Latitude Financial Data Breach

Latitude Financial Data Breach

Australian lending company and digital payments platform Latitude Financial recently became one of the biggest Australian companies to suffer a major data breach, resulting in cyber criminals gaining access to hundreds of thousands of customer data

Latitude Financial provides credit card services, insurance services, and personal loans and car loans to consumers. The company also provides financial services to Harvey Norman, The Good Guys, Apple, and JB Hi-Fi customers.

If you’re one of the 2.8 million customers that Latitude Financial has across Australia and New Zealand, you might be wondering what this security incident means for you. In this blog, we will discuss what happened in the breach, what types of data were accessed, what the breach means for you, and what you can do if you were affected.

What happened in the Latitude Financial data breach?

In a statement to the ASX published last March 16, Latitude Financial announced that it had detected unusual activity on its systems that appears to be a “sophisticated and malicious cyberattack.” The company believes that the activity began from a major vendor that they use, which is believed to be a back-end infrastructure provider. As a result, the threat actor was able to obtain Latitude Financial login credentials before they were stopped. They then used those details to steal personal data from other service providers.

According to Latitude, approximately 103,000 identification documents, 97% of which are copies of drivers’ licenses, were stolen from the first service provider. Less than 4% were copies of passports or passport numbers, while less than 1% were Medicare numbers. About 225,000 customer records were  pilfered from the second provider.

To prevent more data from being stolen, Latitude Financial revoked access to some customer-facing and internal systems. The company also said that it is working with the Australian Cyber Security Centre (ACSC), had alerted relevant law enforcement agencies, and worked with cyber security specialists to assist with their response regarding the breach.

Aside from these actions, Latitude Financial said that it was contacting customers affected by the attack. “Latitude apologises to the impacted customers and is taking immediate steps to contact them,” the company said in a statement to the ASX. In a later update, Latitude Financial said that they will help affected customers replace identification documents, where necessary, free of charge.

On March 28, Latitude Financial updated its data breach notification, which now says that there are 14 million affected individuals. Of these, 7.9 million Australian and New Zealand drivers’ licence numbers and 6.1 million records dating back to at least 2005 were taken by hackers. 

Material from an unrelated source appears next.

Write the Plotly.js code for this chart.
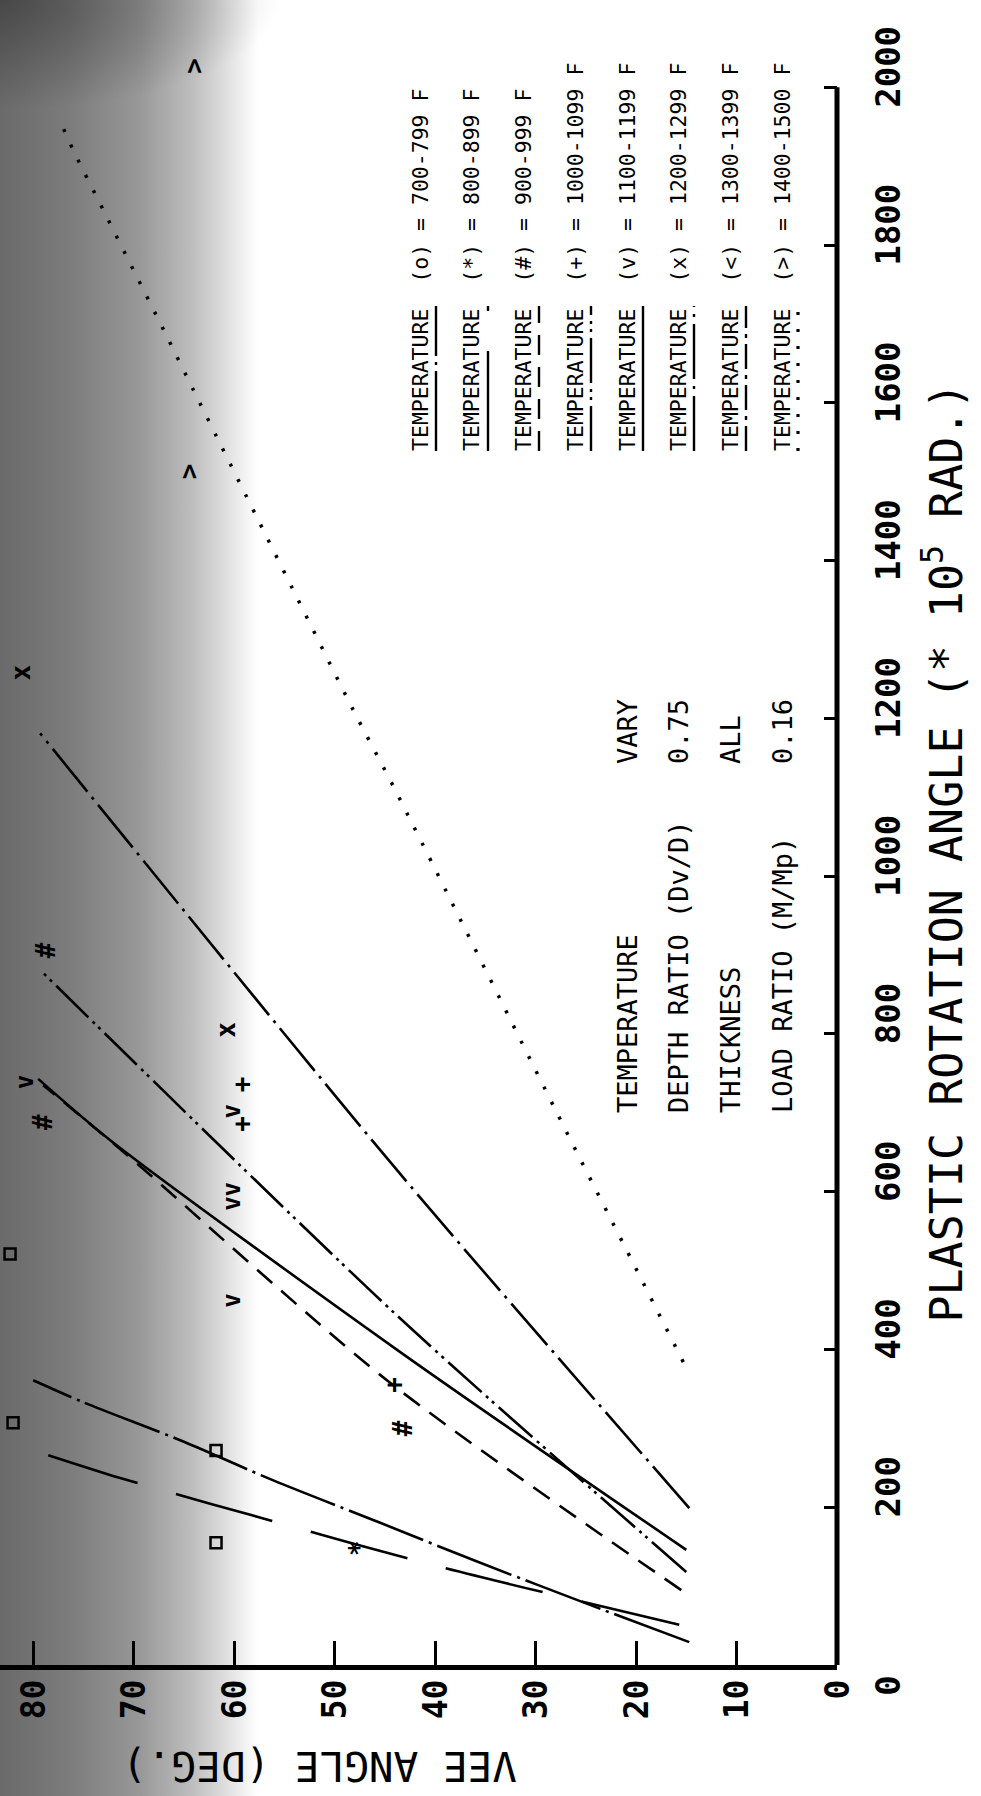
<!DOCTYPE html>
<html><head><meta charset="utf-8">
<script src="https://cdn.plot.ly/plotly-3.0.1.min.js"></script>
<style>
html,body{margin:0;padding:0;width:981px;height:1796px;overflow:hidden;}
body{background:
  radial-gradient(ellipse 280px 110px at 0px 0px, rgba(30,30,30,0.45), rgba(30,30,30,0)),
  linear-gradient(to right,#6a6a6a 0px,#7c7c7c 70px,#989898 140px,#c0c0c0 195px,#e8e8e8 235px,#ffffff 258px);}
#wrap{position:absolute;left:0;top:0;width:1796px;height:981px;transform-origin:0 0;transform:translate(0px,1796px) rotate(-90deg);}
</style></head><body><div id="wrap"><div id="chart"></div></div>
<script>
// ---- data (x = plastic rotation angle *1e5 rad, y = vee angle deg) ----
const xTicks = [0,200,400,600,800,1000,1200,1400,1600,1800,2000];
const yTicks = [0,10,20,30,40,50,60,70,80];

const t700_x = [29,70,133,180,234,283,333,361];
const t700_y = [14.7,23.3,36.2,45.4,56.1,65.0,75.0,80.0];
const t800_x = [51,127,190,224,238,266];
const t800_y = [15.7,40.3,58.3,67.8,71.6,78.5];
const t900_x = [95,360,646,735];
const t900_y = [15.5,44.7,70.6,79.0];
const t1000_x = [118,442,881];
const t1000_y = [15.0,43.7,79.3];
const t1100_x = [146,397,665,743];
const t1100_y = [15.0,43.5,72.3,79.5];
const t1200_x = [199,626,1181];
const t1200_y = [14.7,43.7,79.3];
const t1400_x = [384,530,655,1110,1212,1352,1454,1556,1615,1692,1768,1844,1920,1957];
const t1400_y = [15.3,21.1,26.1,44.0,48.2,53.7,57.7,61.7,64.0,67.0,70.0,73.0,76.0,77.3];

const p700_x = [155,272,307,521];   const p700_y = [61.8,61.8,82.0,82.3];
const p800_x = [148];               const p800_y = [47.3];
const p900_x = [300,688,906];       const p900_y = [42.9,78.8,78.5];
const p1000_x = [355,686,736];      const p1000_y = [43.8,59.0,59.0];
const p1100_x = [462,585,603,702,739]; const p1100_y = [60.0,60.0,60.0,60.0,80.6];
const p1200_x = [805,1258];         const p1200_y = [60.6,81.0];
const p1400_x = [1513,2027];        const p1400_y = [64.2,63.7];

const legendRanges = ['700-799','800-899','900-999','1000-1099','1100-1199','1200-1299','1300-1399','1400-1500'];
const legendSymbols = ['o','*','#','+','v','x','&lt;','&gt;'];
const paramLabels = ['TEMPERATURE','DEPTH RATIO (Dv/D)','THICKNESS','LOAD RATIO (M/Mp)'];
const paramValues = ['VARY','0.75','ALL','0.16'];

// ---- styles ----
const W = 1796, H = 981;
const ML = 131, MR = 40, MT = 0, MB = 144;
const PW = W - ML - MR, PH = H - MT - MB;
const px = u => (u - ML) / PW;
const py = v => (MT + PH - v) / PH;
const MONO = 'DejaVu Sans Mono';
const NB = '\u00a0';
const dashes = ['80px,6px,3px,6px','100px,40px','20px,12px','45px,6px,3px,5px,3px,6px','solid','55px,7px,3px,7px','25px,6px,4px,6px','3px,14px'];

function lineTrace(x, y, dash, w) {
  return {x:x, y:y, mode:'lines', type:'scatter', cliponaxis:false, hoverinfo:'skip',
    line:{color:'#000', width:w||2.6, dash:dash, shape:'spline', smoothing:0.8}};
}
function textTrace(x, y, ch, size) {
  return {x:x, y:y, mode:'text', type:'scatter', cliponaxis:false, hoverinfo:'skip',
    text:x.map(()=>ch), textposition:'middle center',
    textfont:{family:MONO, size:size||24, color:'#000', weight:'bold'}};
}

const traces = [
  lineTrace(t700_x, t700_y, dashes[0]),
  lineTrace(t800_x, t800_y, dashes[1]),
  lineTrace(t900_x, t900_y, dashes[2]),
  lineTrace(t1000_x, t1000_y, dashes[3]),
  lineTrace(t1100_x, t1100_y, dashes[4]),
  lineTrace(t1200_x, t1200_y, dashes[5]),
  lineTrace(t1400_x, t1400_y, dashes[7], 3.5),
  {x:p700_x, y:p700_y, mode:'markers', type:'scatter', cliponaxis:false, hoverinfo:'skip',
   marker:{symbol:'square-open', size:11, color:'#000', line:{width:2.5, color:'#000'}}},
  textTrace(p800_x, p800_y, '*', 26),
  textTrace(p900_x, p900_y, '#', 26),
  textTrace(p1000_x, p1000_y, '+', 26),
  textTrace(p1100_x, p1100_y, 'v', 24),
  textTrace(p1200_x, p1200_y, 'x', 26),
  textTrace(p1400_x, p1400_y, '&gt;', 26)
];

const legendRowV = [420,472,523,575,627,678,730,782];
const annotations = [];
const shapes = [
  {type:'line', xref:'x', yref:'paper', x0:0, x1:2000, y0:0, y1:0, line:{color:'#000', width:5}}
];
legendRanges.forEach((r, i) => {
  annotations.push({xref:'paper', yref:'paper', x:px(1343), y:py(legendRowV[i]), xanchor:'left', yanchor:'middle',
    showarrow:false, text:'TEMPERATURE'+NB+NB+'('+legendSymbols[i]+')'+NB+'='+NB+r+NB+'F',
    font:{family:MONO, size:21.5, color:'#000'}});
  shapes.push({type:'line', xref:'paper', yref:'paper', x0:px(1345), x1:px(1490),
    y0:py(legendRowV[i]+16), y1:py(legendRowV[i]+16),
    line:{color:'#000', width:i===7?3.2:2.4, dash:dashes[i]}});
});
paramLabels.forEach((lab, i) => {
  const v = [627,678,730,782][i];
  annotations.push({xref:'paper', yref:'paper', x:px(681), y:py(v), xanchor:'left', yanchor:'middle',
    showarrow:false, text:lab, font:{family:MONO, size:27, color:'#000'}});
  annotations.push({xref:'paper', yref:'paper', x:px(1030), y:py(v), xanchor:'left', yanchor:'middle',
    showarrow:false, text:paramValues[i], font:{family:MONO, size:27, color:'#000'}});
});
annotations.push({xref:'paper', yref:'paper', x:px(30), y:py(320), xanchor:'center', yanchor:'middle',
  showarrow:false, textangle:-90, text:'VEE ANGLE (DEG.)', font:{family:MONO, size:41, color:'#000'}});

const xTickText = xTicks.map(v => v === 0 ? '0'+NB+NB : NB+NB+String(v));

const layout = {
  width:W, height:H, margin:{l:ML, r:MR, t:MT, b:MB, pad:0},
  paper_bgcolor:'rgba(0,0,0,0)', plot_bgcolor:'rgba(0,0,0,0)',
  showlegend:false,
  xaxis:{range:[0,2060], tickvals:xTicks, ticktext:xTickText, ticks:'inside', ticklen:13, tickwidth:3,
    tickcolor:'#000', showline:false, showgrid:false, zeroline:false,
    ticklabelstandoff:28,
    tickfont:{family:MONO, size:34, color:'#000', weight:'bold'},
    title:{text:'PLASTIC ROTATION ANGLE (* 10<sup>5</sup> RAD.)', standoff:23, font:{family:MONO, size:45, color:'#000'}}},
  yaxis:{range:[0,83.3], tickvals:yTicks, ticktext:yTicks.map(String), ticks:'inside', ticklen:24, tickwidth:3,
    tickcolor:'#000', showline:true, linewidth:5, linecolor:'#000', showgrid:false, zeroline:false,
    ticklabelstandoff:3,
    tickfont:{family:MONO, size:33, color:'#000', weight:'bold'}},
  annotations:annotations, shapes:shapes
};
Plotly.newPlot('chart', traces, layout, {staticPlot:true, displayModeBar:false});
</script></body></html>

Latitude Financial is only one of the many companies that recently suffered a major data breach. Last September 2022, telecommunications firm Optus suffered a security incident that exposed 10 million customer accounts. The alleged hacker threatened to sell the data unless Optus paid US$1 million in cryptocurrency. However, they eventually dropped the threat and apologized for the issue they caused.

One month later, private health insurance provider Medibank suffered a similar incident where cyber criminals accessed the account details of 9.7 million current and former customers. This included claims data for 160,000 Medibank customers, 300,000 customers of its budget arm ahm, and 20,000 international clients.

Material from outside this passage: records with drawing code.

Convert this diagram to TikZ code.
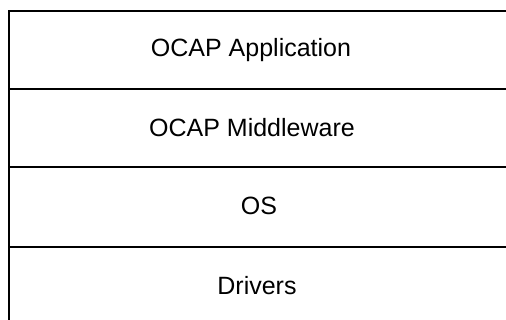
\documentclass[tikz,border=0pt]{standalone}
\usepackage{fontspec}
\setmainfont{Liberation Sans}
\begin{document}
\begin{tikzpicture}[x=1pt,y=-1pt,line width=1.4pt,
        layer/.style={anchor=base,inner sep=0pt,font=\fontsize{25}{30}\selectfont}]
            \useasboundingbox (0,0) rectangle (506,320);
            \clip (0,0) rectangle (506,320);
            \draw (9, 11) rectangle (520, 89);
            \draw (9, 89) rectangle (520, 167);
            \draw (9, 167) rectangle (520, 247);
            \draw (9, 247) rectangle (520, 330);
            \node[layer] (app) at (251, 57) {OCAP Application};
            \node[layer] (mw) at (252, 137) {OCAP Middleware};
            \node[layer] (os) at (259, 215) {OS};
            \node[layer] (drv) at (257, 295) {Drivers};
        \end{tikzpicture}
\end{document}
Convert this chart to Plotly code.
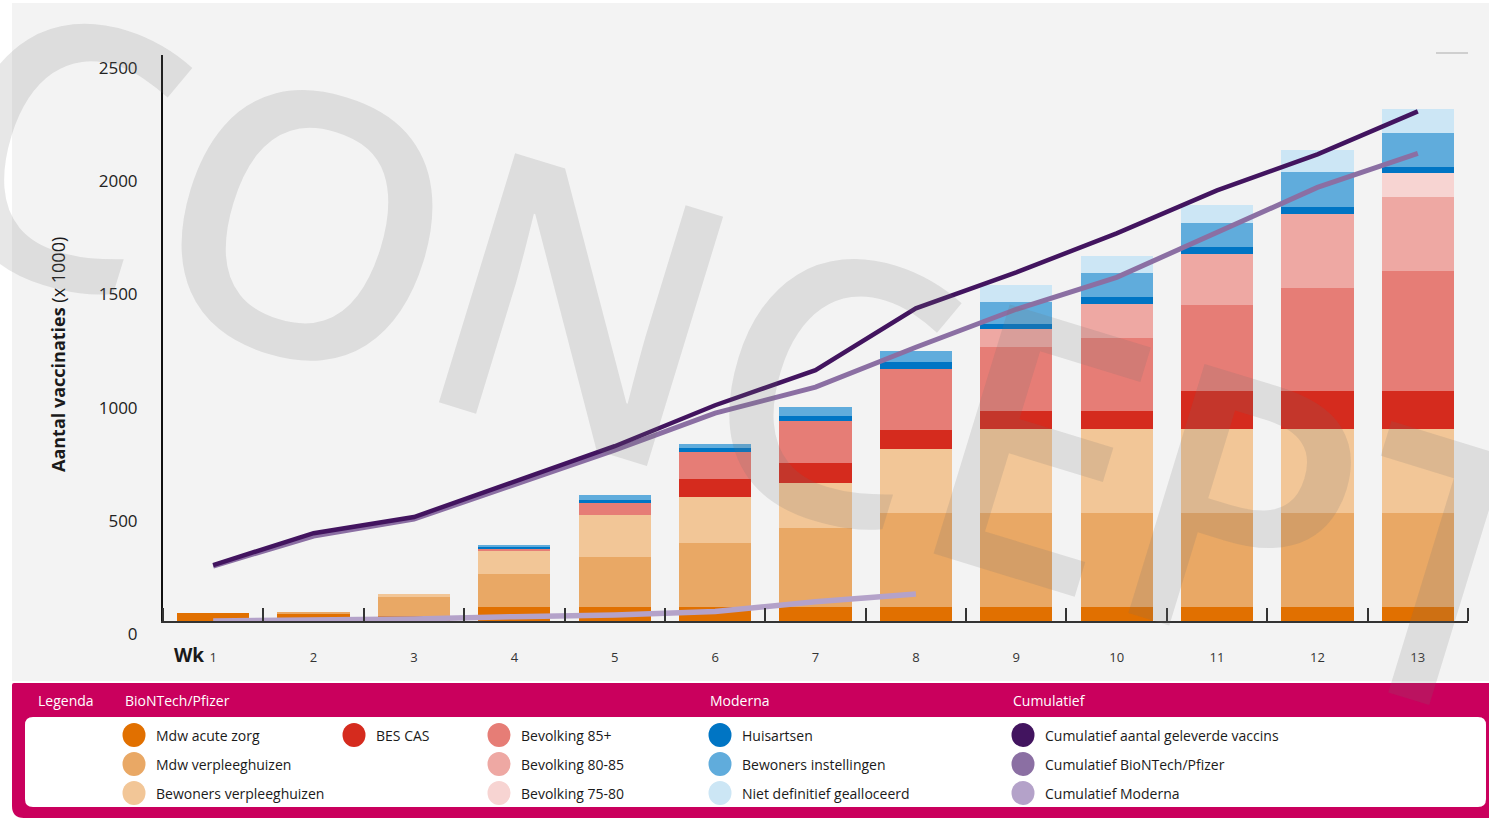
import plotly.graph_objects as go

# ---------------- data ----------------
weeks = list(range(1, 14))
week_labels = [str(w) for w in weeks]

mdw_acute = [34, 34, 20, 62, 62, 62, 62, 62, 62, 62, 62, 62, 62]
mdw_verpl = [0, 7, 88, 147, 219, 284, 350, 416, 417, 417, 417, 417, 417]
bewoners_verpl = [0, 0, 12, 101, 187, 200, 199, 281, 368, 368, 368, 368, 368]
bes_cas = [0, 0, 0, 0, 0, 83, 85, 85, 82, 82, 168, 169, 169]
bev_85 = [0, 0, 0, 12, 53, 118, 188, 268, 282, 322, 381, 455, 531]
bev_80_85 = [0, 0, 0, 0, 0, 0, 0, 0, 77, 147, 224, 327, 328]
bev_75_80 = [0, 0, 0, 0, 0, 0, 0, 0, 0, 0, 0, 0, 102]
huisartsen = [0, 0, 0, 7, 15, 15, 23, 31, 23, 31, 31, 31, 29]
bew_inst = [0, 0, 0, 6, 19, 18, 37, 50, 96, 106, 109, 154, 151]
niet_def = [0, 0, 0, 0, 0, 0, 0, 0, 79, 76, 78, 99, 103]

cum_total = [247, 388, 459, 613, 772, 953, 1108, 1381, 1540, 1712, 1902, 2061, 2251]
cum_biontech = [243, 375, 450, 600, 755, 918, 1033, 1209, 1377, 1518, 1717, 1915, 2065]
moderna_weeks = [1, 2, 3, 4, 5, 6, 7, 8]
cum_moderna = [0, 4, 9, 19, 26, 42, 85, 119]

y_ticks = [0, 500, 1000, 1500, 2000, 2500]

bar_series = [
    ("Mdw acute zorg", mdw_acute, "#e17000"),
    ("Mdw verpleeghuizen", mdw_verpl, "#e9a865"),
    ("Bewoners verpleeghuizen", bewoners_verpl, "#f2c697"),
    ("BES CAS", bes_cas, "#d52b1e"),
    ("Bevolking 85+", bev_85, "#e67d76"),
    ("Bevolking 80-85", bev_80_85, "#eea8a3"),
    ("Bevolking 75-80", bev_75_80, "#f7d4d2"),
    ("Huisartsen", huisartsen, "#0075c4"),
    ("Bewoners instellingen", bew_inst, "#60acdc"),
    ("Niet definitief gealloceerd", niet_def, "#cce6f5"),
]
line_series = [
    ("Cumulatief aantal geleverde vaccins", weeks, cum_total, "#42145f", 4.5),
    ("Cumulatief BioNTech/Pfizer", weeks, cum_biontech, "#8b6fa3", 5),
    ("Cumulatief Moderna", moderna_weeks, cum_moderna, "#b4a2c9", 5.5),
]

# ---------------- layout geometry (pixels) ----------------
W, H = 1489, 818
PL, PR, PT, PB = 163, 1468, 55, 621


def px(x):
    return (x - PL) / (PR - PL)


def py(y):
    return (PB - y) / (PB - PT)


FONT = "Open Sans"

fig = go.Figure()

for name, vals, col in bar_series:
    fig.add_trace(go.Bar(x=weeks, y=vals, name=name, marker=dict(color=col, line=dict(width=0)),
                         showlegend=False))

for name, xs, ys, col, w in reversed(line_series):
    fig.add_trace(go.Scatter(x=xs, y=ys, name=name, mode="lines",
                             line=dict(color=col, width=w), showlegend=False))

shapes = []
# chart background
shapes.append(dict(type="rect", xref="paper", yref="paper", x0=px(12), x1=px(W + 5),
                   y0=py(681), y1=py(3), fillcolor="#f3f3f3", line=dict(width=0), layer="below"))
# small top-right dash
shapes.append(dict(type="line", xref="paper", yref="paper", x0=px(1436), x1=px(1468),
                   y0=py(53), y1=py(53), line=dict(color="#cfcfcf", width=2)))


def rounded_path(x0, y0, x1, y1, r_tl, r_bl, r_tr, r_br):
    def P(x, y):
        return f"{px(x):.6f},{py(y):.6f}"
    s = f"M {P(x0 + r_tl, y0)} L {P(x1 - r_tr, y0)} "
    if r_tr:
        s += f"Q {P(x1, y0)} {P(x1, y0 + r_tr)} "
    s += f"L {P(x1, y1 - r_br)} "
    if r_br:
        s += f"Q {P(x1, y1)} {P(x1 - r_br, y1)} "
    s += f"L {P(x0 + r_bl, y1)} "
    if r_bl:
        s += f"Q {P(x0, y1)} {P(x0, y1 - r_bl)} "
    s += f"L {P(x0, y0 + r_tl)} "
    if r_tl:
        s += f"Q {P(x0, y0)} {P(x0 + r_tl, y0)} "
    s += "Z"
    return s


shapes.append(dict(type="path", xref="paper", yref="paper",
                   path=rounded_path(12, 683, W + 2, 818, 2, 12, 0, 0),
                   fillcolor="#ca005d", line=dict(width=0), layer="above"))
shapes.append(dict(type="path", xref="paper", yref="paper",
                   path=rounded_path(25, 717, 1486, 807, 8, 8, 8, 8),
                   fillcolor="#ffffff", line=dict(width=0), layer="above"))

annotations = []
# header
for txt, x in [("Legenda", 36), ("BioNTech/Pfizer", 123), ("Moderna", 708), ("Cumulatief", 1011)]:
    annotations.append(dict(text=txt, x=px(x), y=py(700), xref="paper", yref="paper",
                            xanchor="left", yanchor="middle", showarrow=False,
                            font=dict(family=FONT, size=14, color="white")))

legend_pos = [
    (134, 735), (134, 764), (134, 793), (354, 735), (499, 735), (499, 764), (499, 793),
    (720, 735), (720, 764), (720, 793),
]
cum_pos = [(1023, 735), (1023, 764), (1023, 793)]
entries = [(n, c) for n, _, c in bar_series] + [(n, c) for n, _, _, c, _ in line_series]
positions = legend_pos + cum_pos
for (name, col), (cx, cy) in zip(entries, positions):
    shapes.append(dict(type="circle", xref="paper", yref="paper",
                       x0=px(cx - 11.5), x1=px(cx + 11.5), y0=py(cy + 12), y1=py(cy - 12),
                       fillcolor=col, line=dict(width=0), layer="above"))
    annotations.append(dict(text=name, x=px(cx + 20), y=py(cy), xref="paper", yref="paper",
                            xanchor="left", yanchor="middle", showarrow=False,
                            font=dict(family=FONT, size=14, color="#1a1a1a")))

# axis title
annotations.append(dict(text="<b>Aantal vaccinaties</b> (x 1000)", x=px(58), y=py(355),
                        xref="paper", yref="paper", textangle=-90, showarrow=False,
                        xanchor="center", yanchor="middle",
                        font=dict(family=FONT, size=18, color="#1a1a1a")))
# Wk label
annotations.append(dict(text="<b>Wk</b>", x=px(189), y=py(655), xref="paper", yref="paper",
                        showarrow=False, xanchor="center", yanchor="middle",
                        font=dict(family=FONT, size=19, color="#1a1a1a")))
# watermark
annotations.append(dict(text="CONCEPT", x=px(750), y=py(350), xref="paper", yref="paper",
                        showarrow=False, textangle=17, xanchor="center", yanchor="middle",
                        font=dict(family=FONT, size=365, weight=600,
                                  color="rgba(110,110,110,0.17)")))

fig.update_layout(
    width=W, height=H,
    margin=dict(l=PL, r=W - PR, t=PT, b=H - PB, pad=0),
    paper_bgcolor="white", plot_bgcolor="rgba(0,0,0,0)",
    barmode="stack", bargap=0.28,
    shapes=shapes, annotations=annotations,
    font=dict(family=FONT),
    xaxis=dict(range=[0.5, 13.5], tickmode="array", tickvals=weeks, ticktext=week_labels,
               ticks="", showgrid=False, zeroline=False, showline=True, linecolor="#333333",
               linewidth=2, ticklabelstandoff=23,
               tickfont=dict(family=FONT, size=13, color="#333333"),
               minor=dict(tickmode="array", tickvals=[w + 0.5 for w in range(0, 14)],
                          ticks="inside", ticklen=13, tickwidth=1.5, tickcolor="#333333",
                          showgrid=False)),
    yaxis=dict(range=[0, 2500], tickmode="array", tickvals=y_ticks,
               ticktext=[str(v) for v in y_ticks], ticks="", showgrid=False, zeroline=False,
               showline=True, linecolor="#111111", linewidth=2, ticklabelshift=13,
               ticklabelstandoff=20, tickfont=dict(family=FONT, size=17, color="#222222")),
)

fig.write_html("out.html", config={"displayModeBar": False},
               post_script="document.body.style.margin='0';document.body.style.overflow='hidden';")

What does the Latitude Financial data breach mean for you?

If you’re a Latitude Financial customer and received a notification from the company, this means that your data might have been affected. It’s also unclear if the ID numbers on the licence cards were accessed. If they were, the breach would be even more concerning.

This is because if cyber criminals get a copy of your licence cards, they could easily commit identity or financial theft. For example, they might use your personal data to open new credit accounts or apply for loans in your name and then leave you with an exorbitant bill and a damaged credit score. They could also use your driver’s license information for fraudulent activities such as creating fake IDs or selling your personal information on the dark web. This is why security experts call drivers’ licenses the “golden ticket” for criminals.

What can you do if you were affected by the breach?

It’s not too late to protect yourself if you were affected by the breach. Here are some steps you can take to ensure that threat actors cannot use your data against you:

Monitor your financial accounts

Keep a close eye on your bank accounts, credit cards, and other financial accounts linked to your personal information for any suspicious activity. For instance, you can set alerts to notify you of any transactions made using your debit or credit card. This way, if you notice any unauthorized activity, you can report the issue to your bank and block the transaction.

Change your passwords immediately

It’s possible that some of your passwords might have been affected by the breach. As such, it’s important to change all of your passwords immediately. Use strong and unique passwords for each account, and use password managers to keep track of them. This way, you can make sure that your accounts are secure without the need to remember all of your passwords.

Turn on multifactor authentication (MFA)

MFA requires users to present another proof of their identity aside from a username and password when accessing an account. This could be a fingerprint or facial scan, one-time PIN, or a security key. By turning on MFA, cyber criminals won’t be able to access your accounts and steal data even if they acquired your login credentials.

Be wary of phishing scams

Cyber criminals may use your stolen data to conduct phishing scams. For instance, they could send fraudulent emails or text messages that claim to be from a legitimate company to steal even more sensitive data. Therefore, avoid clicking on links or download attachments from unsolicited emails as much as possible.